All the governments there have been in Britain, whether Conservative or Labour or, earlier, Liberal, or a coalition of two or all three of them, have managed the common affairs of the owning class in the interests of that class. The first duty of any government is to guarantee and enforce the ownership rights of capitalists over the means of production. The second has been to ensure that priority is given to the making and accumulation of profits. These — class ownership and production for profit —are the basis of capitalism and no government has ever challenged them.

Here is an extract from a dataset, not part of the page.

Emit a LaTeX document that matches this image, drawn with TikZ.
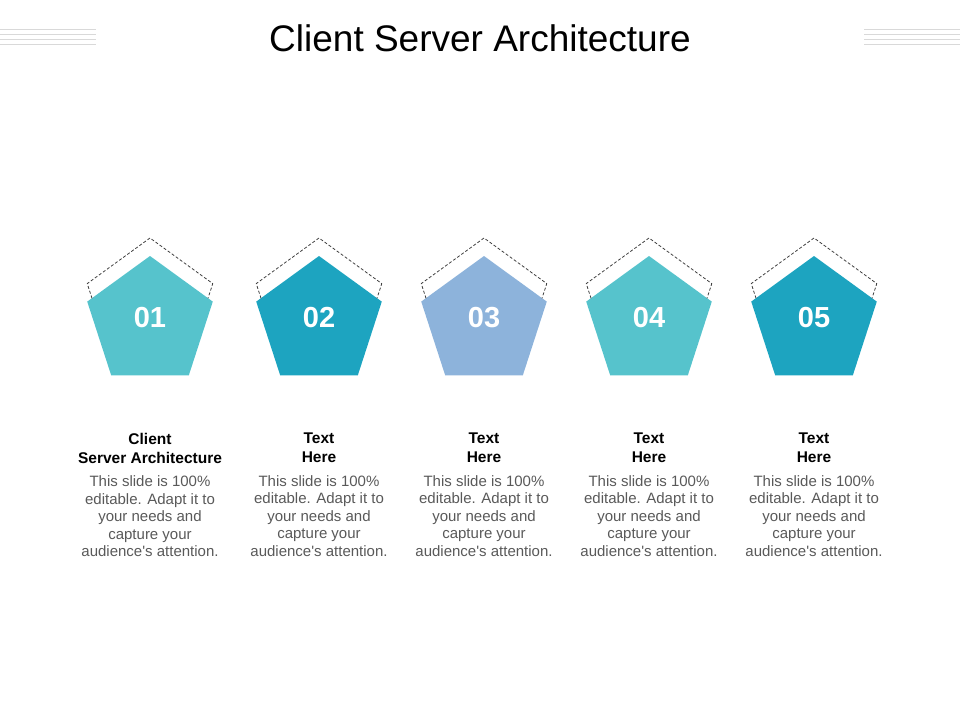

Governments have a free hand on narrowly political matters such as the structure of the state machine or what is a crime but, when it comes to the economy, its power is limited by the nature of the capitalist economy as one that runs on profits. If, in its taxation or trade or tariff or employment policies, it goes against this, then sooner or later it will provoke an economic downturn and the risk of the resulting popular discontent leading to it being voted out of office and a rival set of politicians taking over. This is enough to keep governments in line with the general capitalist interest. The Labour Party learned this the hard way while the Conservative and Liberals didn’t need to be taught it. The Green Party has yet to learn it.

If the government has to respect and apply the economic laws of capitalism then it is not all that important who is the chairperson of the board of directors of UK Capitalism PLC. It is true that there can a bad government from a capitalist point of view — one that doesn’t competently manage the common affairs of the capitalist class — and an incompetent chairperson, such as the over-confident Truss or the bumbling Starmer, can contribute to this. But that’s a problem for the capitalist class, not the workers.

Whether Starmer or Burnham is Prime Minister is not going to make the slightest difference to the workers’ subordinate position in society nor solve the problems this brings them.